Using an independent tracker to monitor this, such as Adjust.com or Google Mobile App Analytics, is a better idea than relying on information supplied directly by your ad networks.

Your cohort analyses metric is determined dividing the total revenue generated from a particular group of users, or cohort, by the number of users in that cohort. A cohort is a segment of users defined by traffic source, country and device. Working out which channel is bringing you the most users is the purpose of cohort analysis. By finding the most effective cohorts from your many ad sources you can target your users better to increase their LTV and ARPU.

4 Long-term value - The end game is user LTV

Calculating the user lifetime value and seeing that it exceeds the cost per install is what the business of a mobile app is about. So unless your app is a cost center for a brand marketing, keeping track of app revenue per user is essential to manage an app as a business.

User lifetime value (LTV) is a measurement of revenue brought in by a user during their time of using the app. This number is then used to help work out the return on investment the app will generate.

The cost per install, or cost of user acquisition, takes into account the money spent on marketing and divides it by the amount of installations over a period of time. This is used in conjunction with the LTV to calculate return on investment.

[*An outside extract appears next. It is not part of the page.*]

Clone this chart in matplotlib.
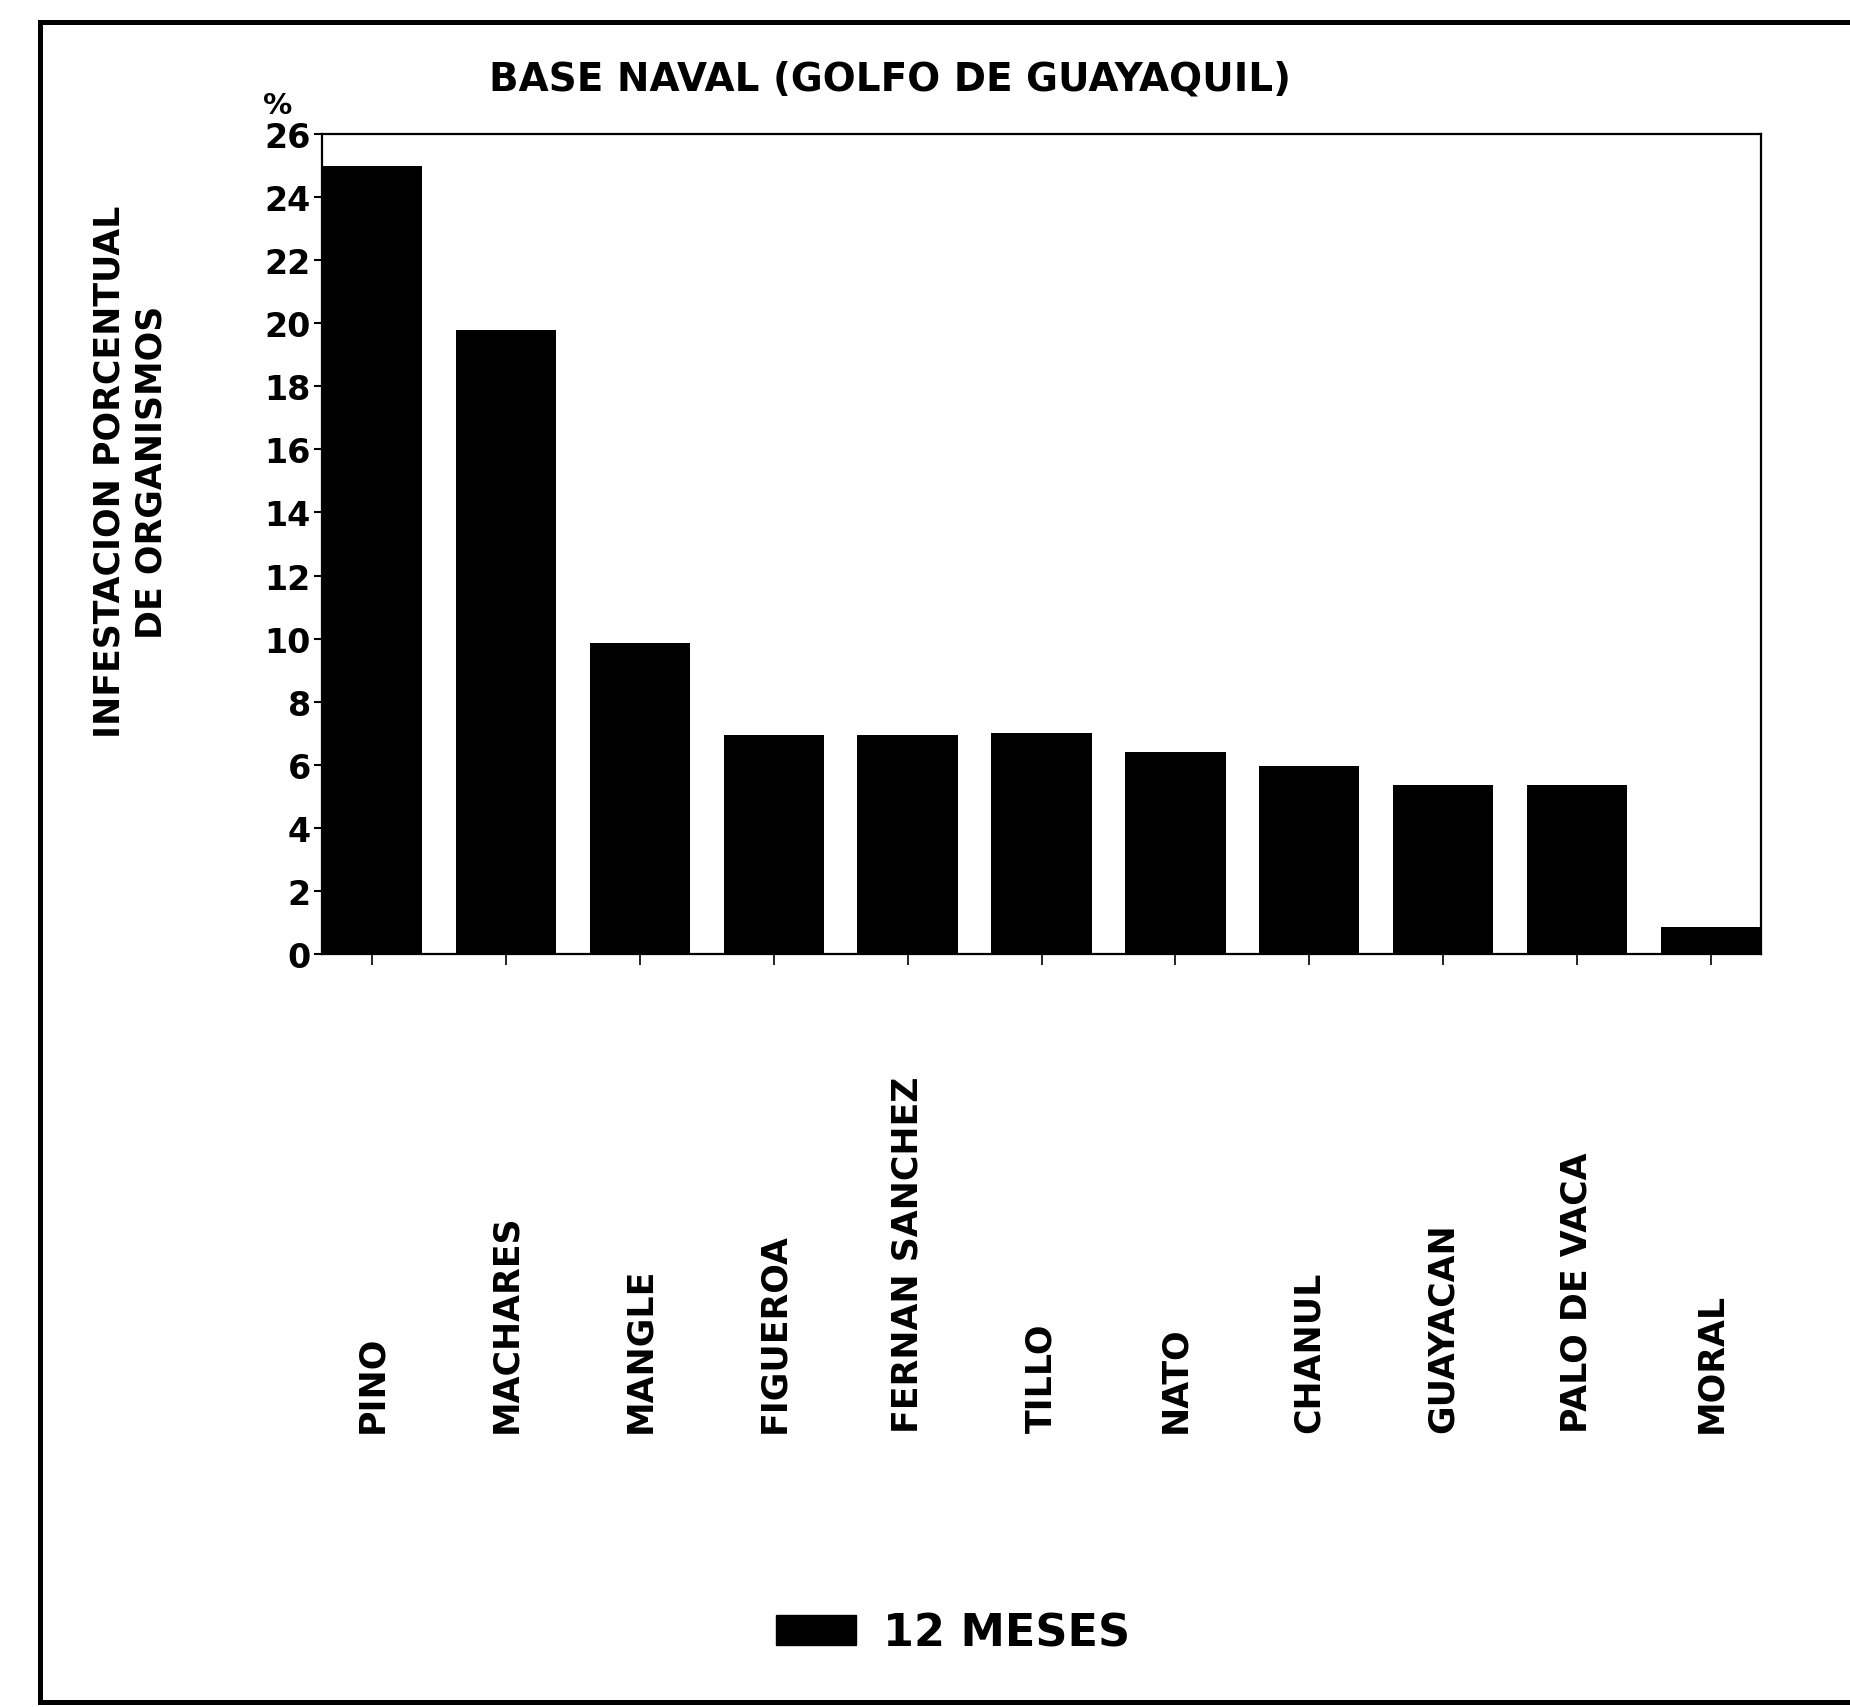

Average revenue per user is calculated by taking the total revenue per user and dividing it by the LTV.

  • Retention metrics

Your app's user retention metric is measured by counting the users that return on a daily basis, then dividing by the total users in the group monitored.

Tracking your user retention can be a tricky business. While most mobile analytics platforms track the number of app sessions to give an idea of retention, their idea of a session is an app being opened. Google Mobile App Analytics however counts openings occurring within thirty minutes of each other as one session which is a better approach.

Churn rate is the opposite. This is your percentage of users that do not re-open your app.

And from there...

Many app developers create their own metrics to analyse, depending on what factors are important to them or their app such as user experience, improving monetisation or increasing retention rate.

For example, a bank may publish an app and track events that signify cost savings, because the user did not use other, more expensive customer care channels such as telephone banking or a visit to a local branch.

For this reason, analytics services often offer the facility to set up a way to measure distinct variables not covered by the standard, ready-packaged metrics.

For instance, Google Mobile App Analytics allows developers to segregate paying users from non-paying users and thus monitor them separately.

If your app marketing requires tracking custom metrics, you should review the degree of customization offered by the analytics services and discuss your needs with your app developer.